I switched to (b2b2c.ca) before Christmas. Good service an specially verry verry good support from the personel , they even et me try for a few days before I made my mind .

I belive it is a BELL sub company but vith exellent support , you talk to real pepole. 

29.95 $ + tax on a montly basis no contract.

Yvon C.


----------



## Macfriend (Jan 22, 2003)

I booked sympatico (Bell) for the duration of a promotion. At first, it was real fast (1,5 ) and then I noticed it got slower and slower and then the NSD wouldn't work ( I had to type the number of the sites I wanted to connect to). I was then at the last moments of the promotion so I dumped them. 

I switched to AEI... and couldn't connect to internet at all for a number of weeks (I had to resort to 56kb). The reason given was that Bell/Nexia did not have the space in their server for a card for me!!!! It took a number of weeks before I got back to high speed, in fact medium-high speed as Bell, the Great Provider, slowered the connection speed so I could stay connected. I'm seriously considering Videotron cable, except I don't listen TV. As for Bell, they take the money and run, they don't invest much into their hardware.


----------



## RicktheChemist (Jul 18, 2001)

.


----------



## The Doug (Jun 14, 2003)

My increase was what, two bucks or something. I'm sticking with Videotron.


----------



## Ants (May 6, 2003)

I used Electronic Box for a couple of years, rates are reasonable. something like $32 for cable internet with the standard 50GB monthly cap. their DSL service offers 5x the bandwidth for a little less. Never had any problems, great customer service and they are a QC based company. The use Videotron' pipes for cable internet offerings.

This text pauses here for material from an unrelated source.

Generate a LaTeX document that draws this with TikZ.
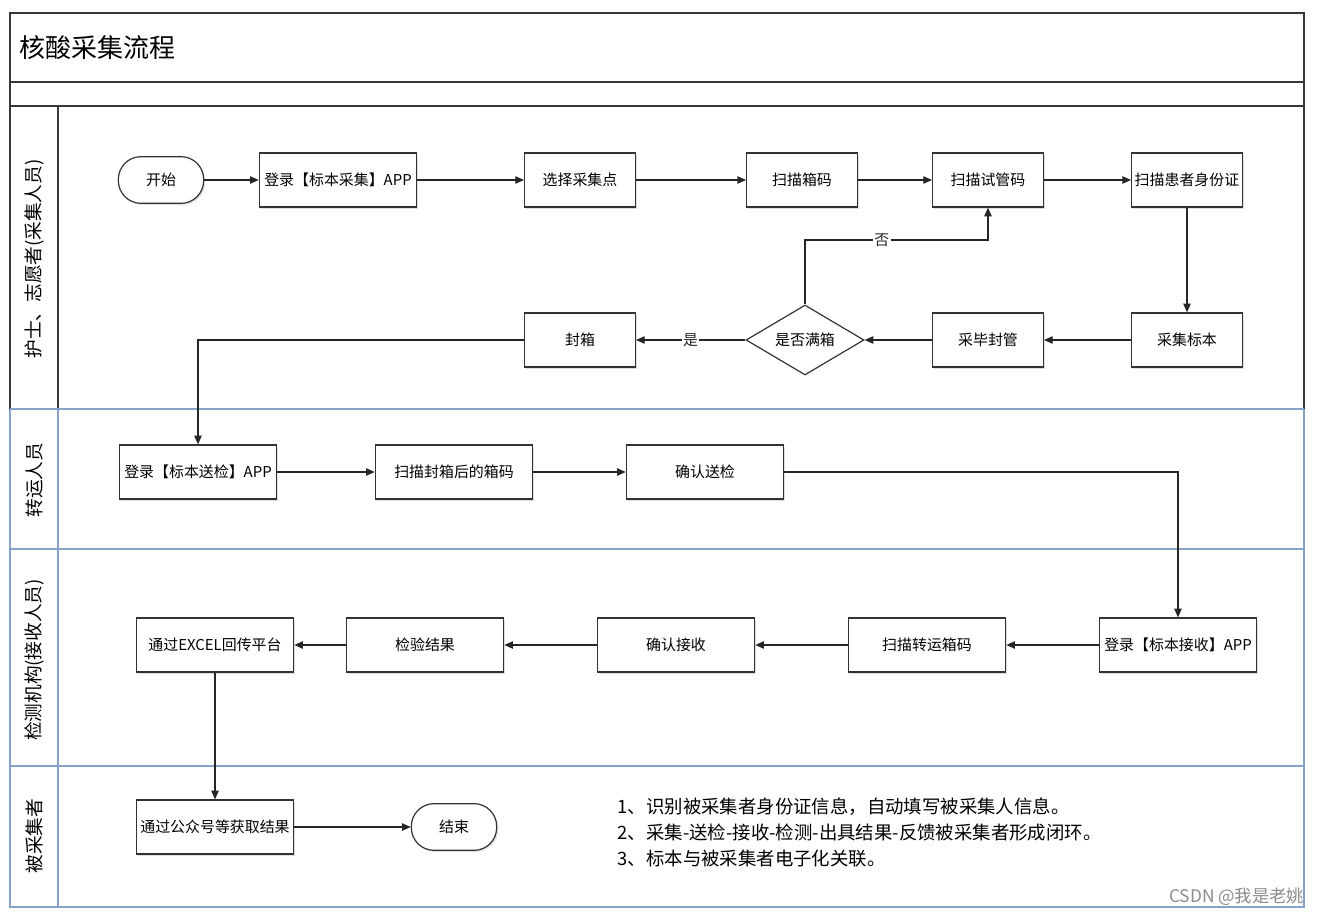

Anther one is colba.net who offer adsl2 for $35.00 a month. some friends of mine use this service. if you prepay for a year, it costs only $20.00 a month. great if you live close to their CO. You need to call them to find out what speeds others in your area are getting. In my case, it was about 6MB down.


----------



## RicktheChemist (Jul 18, 2001)

.


----------



## broad (Jun 2, 2009)

> I called Videotron and asked if I could go back to them for a deal they had offered me a few weeks ago but they refused and would only offer the regular rate. In hind sight, I should have just taken the deal with them and paid an extra 10 dollars a month or so to avoid all this headache. I thought giving another company a fair chance was a good idea...


this experience was *exactly* the same as what happened to me when i left bell to go to teksavvy. after not sending the modem, not sending the tech and then me trying to cancel for like 5 days before i was able to do i finally decided that the extra $6/mo i am now paying rogers wasn't worth my sanity or my high blood pressure and i have been a happy rogers customer since. 

fwiw i also had high expectations of teksavvy based on all their glowing DSL reviews. i feel for you, big time.


----------



## RicktheChemist (Jul 18, 2001)

.


----------



## screature (May 14, 2007)

The Doug said:


> My increase was what, two bucks or something. I'm sticking with Videotron.


+1 Videotron has been rock solid for me for years and years, the price increases are in keeping with inflation, nothing unexpected or outrageous.


----------



## jezzy (Dec 30, 2011)

I'm running Teksavvy unlimited DSL and love it. I will never touch Videotron or Bell ever again!

Highly recommend them.. never a single issue in a year and a half, and never lost DSL signal. I download +/- 500GB per month with newsgroups and average 600/KB download non-stop.. it's a 5/1 line, they're upgrading to 6/1 for the same price.

They're rates are going up in feb (was 39$/month+tax and now will be 45$/month).

Just for your info!


----------



## Kleles (Jul 21, 2009)

I've been a Videotron "High Speed" customer for many years. It's pricey, but reliable, fast and they provide great support (the few times I've needed it). As an example of service: coming to my home on New Years Day to replace the cable modem; _via_ telephone, helping my wife, a non-techie, re-establish the connection after a rare loss of service. Right now, cable is the "thickest" pipeline to my home, and it provides the greatest potential for increased speed, if needed.


----------



## RicktheChemist (Jul 18, 2001)

.


----------